Answer: To make a linear regression model less sensitive to outliers, techniques such as robust regression (using estimators like Huber or RANSAC), transforming the response and/or predictor variables (log, square roots), or adding weight to observations can be employed. These approaches adjust the influence of outliers, allowing the model to focus more on the central tendency of the data.
Key Points:
- Robust regression methods are designed to be less affected by outliers.
- Transformation of data can reduce the impact of extreme values.

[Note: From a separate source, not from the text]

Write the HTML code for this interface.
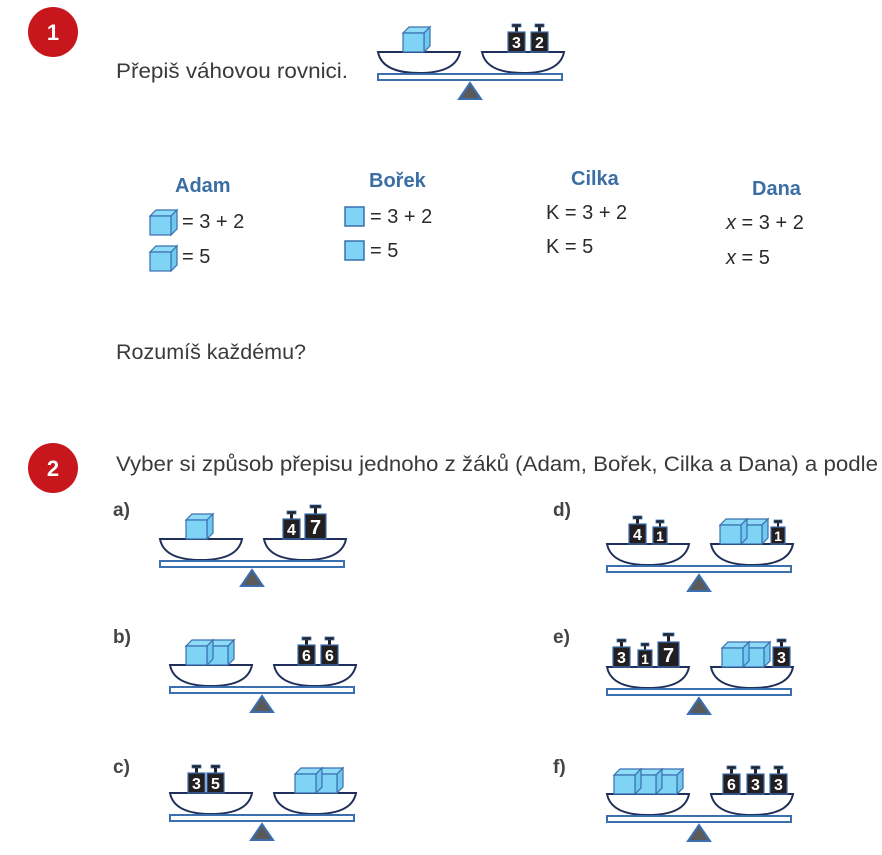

- Weighted least squares can assign lower weights to outliers, diminishing their influence.
Example:
// Example of applying log transformation in C# - assuming linear regression implementation is available
double[] data = { 10, 12, 9, 23, 24, 9, 35, 8, 17 };
var transformedData = data.Select(d => Math.Log(d)).ToArray();
// Fit your regression model here using transformedData
These responses provide a comprehensive guide to dealing with outliers in linear regression, covering identification, impact, handling strategies, and adjustments to the regression model to mitigate their effects.